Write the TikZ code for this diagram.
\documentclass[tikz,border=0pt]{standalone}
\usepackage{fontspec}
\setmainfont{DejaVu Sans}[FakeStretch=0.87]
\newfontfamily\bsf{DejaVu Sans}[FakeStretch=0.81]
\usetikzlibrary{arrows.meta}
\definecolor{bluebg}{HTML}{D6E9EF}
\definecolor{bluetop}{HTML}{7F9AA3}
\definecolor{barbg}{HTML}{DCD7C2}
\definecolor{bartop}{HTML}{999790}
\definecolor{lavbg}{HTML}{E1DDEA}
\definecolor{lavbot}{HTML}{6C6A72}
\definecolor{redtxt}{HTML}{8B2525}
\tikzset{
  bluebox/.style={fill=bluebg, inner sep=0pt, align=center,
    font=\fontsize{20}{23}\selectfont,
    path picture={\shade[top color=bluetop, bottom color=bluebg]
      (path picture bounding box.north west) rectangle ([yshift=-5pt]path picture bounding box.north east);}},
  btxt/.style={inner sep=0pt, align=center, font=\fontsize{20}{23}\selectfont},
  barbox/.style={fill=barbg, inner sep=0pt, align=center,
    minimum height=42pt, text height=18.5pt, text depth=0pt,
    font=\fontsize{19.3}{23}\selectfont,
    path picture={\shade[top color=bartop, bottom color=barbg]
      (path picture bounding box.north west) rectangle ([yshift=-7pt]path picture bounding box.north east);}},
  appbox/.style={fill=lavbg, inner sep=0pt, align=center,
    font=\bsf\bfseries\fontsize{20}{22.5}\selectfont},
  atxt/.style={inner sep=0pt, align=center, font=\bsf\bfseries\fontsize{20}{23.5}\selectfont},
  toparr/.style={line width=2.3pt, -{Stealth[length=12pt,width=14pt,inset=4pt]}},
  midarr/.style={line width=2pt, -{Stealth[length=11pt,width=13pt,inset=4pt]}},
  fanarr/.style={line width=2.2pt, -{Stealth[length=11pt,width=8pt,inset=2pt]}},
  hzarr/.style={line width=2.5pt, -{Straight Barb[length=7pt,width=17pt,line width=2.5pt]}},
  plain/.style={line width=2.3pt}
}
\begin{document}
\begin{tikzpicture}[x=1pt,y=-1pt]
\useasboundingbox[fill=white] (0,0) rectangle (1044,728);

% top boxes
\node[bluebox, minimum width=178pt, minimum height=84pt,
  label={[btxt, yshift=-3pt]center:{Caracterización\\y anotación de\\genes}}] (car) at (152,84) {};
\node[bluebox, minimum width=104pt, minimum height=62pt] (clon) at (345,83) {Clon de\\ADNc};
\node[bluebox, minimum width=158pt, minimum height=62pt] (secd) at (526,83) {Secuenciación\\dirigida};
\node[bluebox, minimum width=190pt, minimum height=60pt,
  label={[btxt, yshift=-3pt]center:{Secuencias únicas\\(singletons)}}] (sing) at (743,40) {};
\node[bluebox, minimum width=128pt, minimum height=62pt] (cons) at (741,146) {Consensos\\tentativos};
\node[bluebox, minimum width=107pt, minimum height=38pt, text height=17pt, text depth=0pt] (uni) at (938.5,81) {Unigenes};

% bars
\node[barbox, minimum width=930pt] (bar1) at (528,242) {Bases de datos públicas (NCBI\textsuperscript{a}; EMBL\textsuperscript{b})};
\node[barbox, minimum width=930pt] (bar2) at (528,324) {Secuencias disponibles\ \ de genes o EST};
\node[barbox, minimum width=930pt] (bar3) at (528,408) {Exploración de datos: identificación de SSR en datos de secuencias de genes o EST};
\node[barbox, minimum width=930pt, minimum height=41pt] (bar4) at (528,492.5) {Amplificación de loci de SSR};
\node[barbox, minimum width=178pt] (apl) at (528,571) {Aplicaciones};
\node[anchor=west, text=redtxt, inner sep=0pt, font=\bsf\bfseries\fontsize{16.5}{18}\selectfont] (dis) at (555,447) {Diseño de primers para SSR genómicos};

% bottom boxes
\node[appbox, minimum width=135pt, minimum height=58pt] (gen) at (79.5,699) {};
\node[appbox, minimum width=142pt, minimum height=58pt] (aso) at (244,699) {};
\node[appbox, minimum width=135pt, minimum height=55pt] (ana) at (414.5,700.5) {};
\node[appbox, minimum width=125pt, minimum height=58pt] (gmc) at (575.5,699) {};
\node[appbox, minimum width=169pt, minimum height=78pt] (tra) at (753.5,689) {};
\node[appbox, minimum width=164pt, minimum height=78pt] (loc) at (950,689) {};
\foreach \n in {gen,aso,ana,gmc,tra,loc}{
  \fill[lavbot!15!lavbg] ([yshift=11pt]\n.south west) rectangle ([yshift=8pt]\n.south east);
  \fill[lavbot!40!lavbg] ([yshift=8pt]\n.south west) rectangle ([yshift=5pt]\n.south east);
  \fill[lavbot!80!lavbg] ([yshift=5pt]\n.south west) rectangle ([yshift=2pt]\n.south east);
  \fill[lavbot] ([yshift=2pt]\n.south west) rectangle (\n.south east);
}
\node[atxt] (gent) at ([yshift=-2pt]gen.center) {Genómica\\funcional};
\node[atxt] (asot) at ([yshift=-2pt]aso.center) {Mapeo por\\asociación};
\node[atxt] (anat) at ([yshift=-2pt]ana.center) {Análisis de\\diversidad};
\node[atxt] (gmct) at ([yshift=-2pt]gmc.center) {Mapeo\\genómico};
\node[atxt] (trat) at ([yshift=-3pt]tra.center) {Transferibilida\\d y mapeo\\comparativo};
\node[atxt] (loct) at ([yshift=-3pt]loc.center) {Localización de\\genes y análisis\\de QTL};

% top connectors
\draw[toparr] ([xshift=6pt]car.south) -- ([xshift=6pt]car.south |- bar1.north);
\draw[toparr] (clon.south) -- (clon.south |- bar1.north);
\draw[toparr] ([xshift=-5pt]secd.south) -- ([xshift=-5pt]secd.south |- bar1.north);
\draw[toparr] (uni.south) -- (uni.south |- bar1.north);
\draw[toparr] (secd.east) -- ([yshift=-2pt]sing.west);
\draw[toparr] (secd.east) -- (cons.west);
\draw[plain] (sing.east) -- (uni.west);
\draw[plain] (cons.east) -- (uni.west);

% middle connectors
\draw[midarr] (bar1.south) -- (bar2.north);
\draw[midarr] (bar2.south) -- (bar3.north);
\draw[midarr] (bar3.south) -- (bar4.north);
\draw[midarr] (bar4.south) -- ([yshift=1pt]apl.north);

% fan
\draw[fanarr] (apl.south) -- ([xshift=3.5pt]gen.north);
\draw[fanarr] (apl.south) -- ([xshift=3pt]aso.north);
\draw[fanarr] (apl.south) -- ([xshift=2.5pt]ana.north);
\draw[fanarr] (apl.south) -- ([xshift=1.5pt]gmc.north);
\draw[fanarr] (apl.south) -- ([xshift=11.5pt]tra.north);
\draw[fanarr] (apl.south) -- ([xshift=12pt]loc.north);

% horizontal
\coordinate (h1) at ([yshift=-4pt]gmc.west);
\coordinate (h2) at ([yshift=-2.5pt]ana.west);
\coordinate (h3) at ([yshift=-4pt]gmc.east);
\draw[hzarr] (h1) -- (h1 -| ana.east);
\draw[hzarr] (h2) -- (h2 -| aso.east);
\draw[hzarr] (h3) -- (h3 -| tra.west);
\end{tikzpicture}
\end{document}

········

STATED TASK: Transcribe the data above in full, exactly.

COMPLETE OUTPUT:
Write the TikZ code for this diagram.
\documentclass[tikz,border=0pt]{standalone}
\usepackage{fontspec}
\setmainfont{DejaVu Sans}[FakeStretch=0.87]
\newfontfamily\bsf{DejaVu Sans}[FakeStretch=0.81]
\usetikzlibrary{arrows.meta}
\definecolor{bluebg}{HTML}{D6E9EF}
\definecolor{bluetop}{HTML}{7F9AA3}
\definecolor{barbg}{HTML}{DCD7C2}
\definecolor{bartop}{HTML}{999790}
\definecolor{lavbg}{HTML}{E1DDEA}
\definecolor{lavbot}{HTML}{6C6A72}
\definecolor{redtxt}{HTML}{8B2525}
\tikzset{
  bluebox/.style={fill=bluebg, inner sep=0pt, align=center,
    font=\fontsize{20}{23}\selectfont,
    path picture={\shade[top color=bluetop, bottom color=bluebg]
      (path picture bounding box.north west) rectangle ([yshift=-5pt]path picture bounding box.north east);}},
  btxt/.style={inner sep=0pt, align=center, font=\fontsize{20}{23}\selectfont},
  barbox/.style={fill=barbg, inner sep=0pt, align=center,
    minimum height=42pt, text height=18.5pt, text depth=0pt,
    font=\fontsize{19.3}{23}\selectfont,
    path picture={\shade[top color=bartop, bottom color=barbg]
      (path picture bounding box.north west) rectangle ([yshift=-7pt]path picture bounding box.north east);}},
  appbox/.style={fill=lavbg, inner sep=0pt, align=center,
    font=\bsf\bfseries\fontsize{20}{22.5}\selectfont},
  atxt/.style={inner sep=0pt, align=center, font=\bsf\bfseries\fontsize{20}{23.5}\selectfont},
  toparr/.style={line width=2.3pt, -{Stealth[length=12pt,width=14pt,inset=4pt]}},
  midarr/.style={line width=2pt, -{Stealth[length=11pt,width=13pt,inset=4pt]}},
  fanarr/.style={line width=2.2pt, -{Stealth[length=11pt,width=8pt,inset=2pt]}},
  hzarr/.style={line width=2.5pt, -{Straight Barb[length=7pt,width=17pt,line width=2.5pt]}},
  plain/.style={line width=2.3pt}
}
\begin{document}
\begin{tikzpicture}[x=1pt,y=-1pt]
\useasboundingbox[fill=white] (0,0) rectangle (1044,728);

% top boxes
\node[bluebox, minimum width=178pt, minimum height=84pt,
  label={[btxt, yshift=-3pt]center:{Caracterización\\y anotación de\\genes}}] (car) at (152,84) {};
\node[bluebox, minimum width=104pt, minimum height=62pt] (clon) at (345,83) {Clon de\\ADNc};
\node[bluebox, minimum width=158pt, minimum height=62pt] (secd) at (526,83) {Secuenciación\\dirigida};
\node[bluebox, minimum width=190pt, minimum height=60pt,
  label={[btxt, yshift=-3pt]center:{Secuencias únicas\\(singletons)}}] (sing) at (743,40) {};
\node[bluebox, minimum width=128pt, minimum height=62pt] (cons) at (741,146) {Consensos\\tentativos};
\node[bluebox, minimum width=107pt, minimum height=38pt, text height=17pt, text depth=0pt] (uni) at (938.5,81) {Unigenes};

% bars
\node[barbox, minimum width=930pt] (bar1) at (528,242) {Bases de datos públicas (NCBI\textsuperscript{a}; EMBL\textsuperscript{b})};
\node[barbox, minimum width=930pt] (bar2) at (528,324) {Secuencias disponibles\ \ de genes o EST};
\node[barbox, minimum width=930pt] (bar3) at (528,408) {Exploración de datos: identificación de SSR en datos de secuencias de genes o EST};
\node[barbox, minimum width=930pt, minimum height=41pt] (bar4) at (528,492.5) {Amplificación de loci de SSR};
\node[barbox, minimum width=178pt] (apl) at (528,571) {Aplicaciones};
\node[anchor=west, text=redtxt, inner sep=0pt, font=\bsf\bfseries\fontsize{16.5}{18}\selectfont] (dis) at (555,447) {Diseño de primers para SSR genómicos};

% bottom boxes
\node[appbox, minimum width=135pt, minimum height=58pt] (gen) at (79.5,699) {};
\node[appbox, minimum width=142pt, minimum height=58pt] (aso) at (244,699) {};
\node[appbox, minimum width=135pt, minimum height=55pt] (ana) at (414.5,700.5) {};
\node[appbox, minimum width=125pt, minimum height=58pt] (gmc) at (575.5,699) {};
\node[appbox, minimum width=169pt, minimum height=78pt] (tra) at (753.5,689) {};
\node[appbox, minimum width=164pt, minimum height=78pt] (loc) at (950,689) {};
\foreach \n in {gen,aso,ana,gmc,tra,loc}{
  \fill[lavbot!15!lavbg] ([yshift=11pt]\n.south west) rectangle ([yshift=8pt]\n.south east);
  \fill[lavbot!40!lavbg] ([yshift=8pt]\n.south west) rectangle ([yshift=5pt]\n.south east);
  \fill[lavbot!80!lavbg] ([yshift=5pt]\n.south west) rectangle ([yshift=2pt]\n.south east);
  \fill[lavbot] ([yshift=2pt]\n.south west) rectangle (\n.south east);
}
\node[atxt] (gent) at ([yshift=-2pt]gen.center) {Genómica\\funcional};
\node[atxt] (asot) at ([yshift=-2pt]aso.center) {Mapeo por\\asociación};
\node[atxt] (anat) at ([yshift=-2pt]ana.center) {Análisis de\\diversidad};
\node[atxt] (gmct) at ([yshift=-2pt]gmc.center) {Mapeo\\genómico};
\node[atxt] (trat) at ([yshift=-3pt]tra.center) {Transferibilida\\d y mapeo\\comparativo};
\node[atxt] (loct) at ([yshift=-3pt]loc.center) {Localización de\\genes y análisis\\de QTL};

% top connectors
\draw[toparr] ([xshift=6pt]car.south) -- ([xshift=6pt]car.south |- bar1.north);
\draw[toparr] (clon.south) -- (clon.south |- bar1.north);
\draw[toparr] ([xshift=-5pt]secd.south) -- ([xshift=-5pt]secd.south |- bar1.north);
\draw[toparr] (uni.south) -- (uni.south |- bar1.north);
\draw[toparr] (secd.east) -- ([yshift=-2pt]sing.west);
\draw[toparr] (secd.east) -- (cons.west);
\draw[plain] (sing.east) -- (uni.west);
\draw[plain] (cons.east) -- (uni.west);

% middle connectors
\draw[midarr] (bar1.south) -- (bar2.north);
\draw[midarr] (bar2.south) -- (bar3.north);
\draw[midarr] (bar3.south) -- (bar4.north);
\draw[midarr] (bar4.south) -- ([yshift=1pt]apl.north);

% fan
\draw[fanarr] (apl.south) -- ([xshift=3.5pt]gen.north);
\draw[fanarr] (apl.south) -- ([xshift=3pt]aso.north);
\draw[fanarr] (apl.south) -- ([xshift=2.5pt]ana.north);
\draw[fanarr] (apl.south) -- ([xshift=1.5pt]gmc.north);
\draw[fanarr] (apl.south) -- ([xshift=11.5pt]tra.north);
\draw[fanarr] (apl.south) -- ([xshift=12pt]loc.north);

% horizontal
\coordinate (h1) at ([yshift=-4pt]gmc.west);
\coordinate (h2) at ([yshift=-2.5pt]ana.west);
\coordinate (h3) at ([yshift=-4pt]gmc.east);
\draw[hzarr] (h1) -- (h1 -| ana.east);
\draw[hzarr] (h2) -- (h2 -| aso.east);
\draw[hzarr] (h3) -- (h3 -| tra.west);
\end{tikzpicture}
\end{document}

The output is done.